I would like MIL to respect boundaries. I have tried to set them and MIL and FIL chose to ignore them. FIL told us we just have to understand that MIL has to do what she wants to do. DH ignores her. The kids like her well enough.


You can't change your MIL. That's the whole thing about people who push and do not respect boundaries. They cannot and will not, so they will push until you give in and your attempt at boundaries is crushed. That's just how it works. For example, you don't leave your front door open all night for any creep to get into your house. You don't just shut it, either. You lock it. And if you've experienced someone trying to break in, you get a stronger door and you get another deadbolt. And so on, taking as many measures as needed, until you're able to keep unwanted creeps out. You do not stand in the doorway and say, hey, guy, please don't come in and attack me, okay? Pretty please? Can't you change who you are, for me?

My MIL has no boundaries. She spends all her time trying to bulldoze others. She gets nowhere with me, but that never stops her. And if she's displeased because someone wouldn't do what she wants, that's her problem to handle, not mine. You have to have boundaries about that, too. It's not your problem if she doesn't like something. That's outside your boundary. And you can be perfectly polite and pleasant about all this. I've learned to be a thick steel wall, draped in soft warm velvet.

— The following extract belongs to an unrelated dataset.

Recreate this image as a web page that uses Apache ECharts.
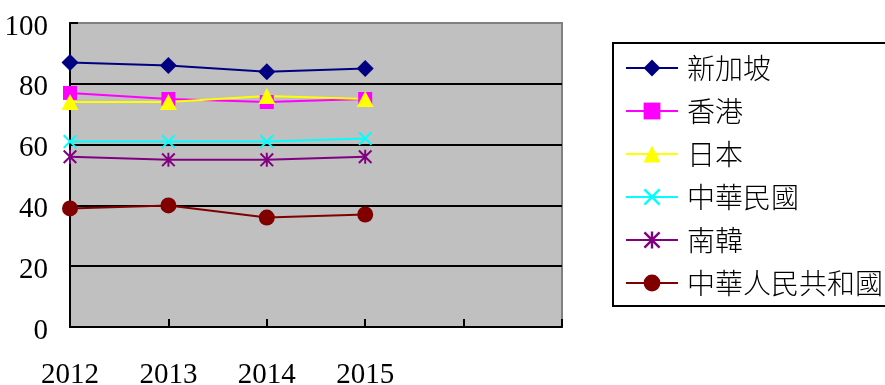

I'll tell you, it will always be horrible dealing with my MIL, but it was way worse before her son started seeing he needed to take a stand and set up boundaries too. If your husband can start seeing things differently and have your back, it will help. But it's really on you.
Anonymous
I think the OP's DH needs to support his wife. They need a united front. Ignoring his mother gives her the freedom to do as she pleases and ignore boundaries.
I don't have a MIL like this, so I'm only guessing here, but I would think consistency and never giving in on anything would set her back a bit. It takes effort, OP, especially if that's not your personality. I do not have an assertive personality but I had to learn to act assertive to get pushy people like your MIL off my back. There's no other way. As a PP said, she is not going to change, so you have to.